Prior to Ferguson's involvement, the hedgerow and embankment slope had been cited as worthy of preservation by Bristol City Council itself in 2002 in connection with the housing development along Greenbank Road affecting an eastward extension of the same land. The council's Nature Conservation Officer then said "the hedge adjacent to the cycleway should be retained......The area of more mature trees at the Famous Names end of the site should be retained for wildlife purposes".
In the same report the council's Landscape Officer said "the mature hedge is of merit in landscape terms and also forms a valuable part of the Citywide Site of Nature Conservation Interest covered by NE5, represented by this section of the cyclepath. It is imperative that it be retained. Its root zone should be protected. The 'garden area' at the Famous Names end of the site which had scrub and small trees on it ... should be fenced off completely during the development period to protect the existing flora and fauna".

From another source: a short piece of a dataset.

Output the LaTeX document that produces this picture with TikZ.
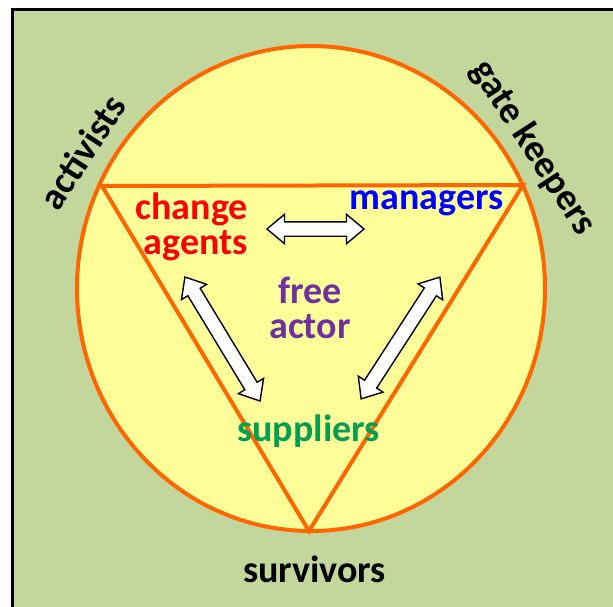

Ferguson goes on to claim that "the sale of (the "completely pointless" land) enables what will be one of the most interesting, mixed-use regeneration schemes in the country". Not true, since the development would have been more or less as viable without the extra land. indeed Squarepeg went ahead and bought the Chocolate Factory land for £5 million in January of this year, at a time when the City Council were indicating quite clearly that the Railway Path land was not for sale.
Bristol City Council, not to be outdone even by the greenwash meister in the disinformation stakes, waded in with "(the council) is finalising an in-principle agreement to sell a small strip of land so that some houses could be accessed by bikes from the cycle track". Again not true. The land being sold is to accommodate a 7 storey tower and several houses. The Council spokesperson appears to be 'confusing' the land sale with a separate arrangement to allow 'easements' across a long strip of the grass verge of the Path for access purposes.
So Ferguson's "completely pointless" jibe may not find favour in many quarters, but such is his unassailable self-belief that he chooses to confront the concerns of ecologists and environmentalists head-on. It seems that every scrap of green space left in the city is only of value as a blank canvass for the works of our great architect.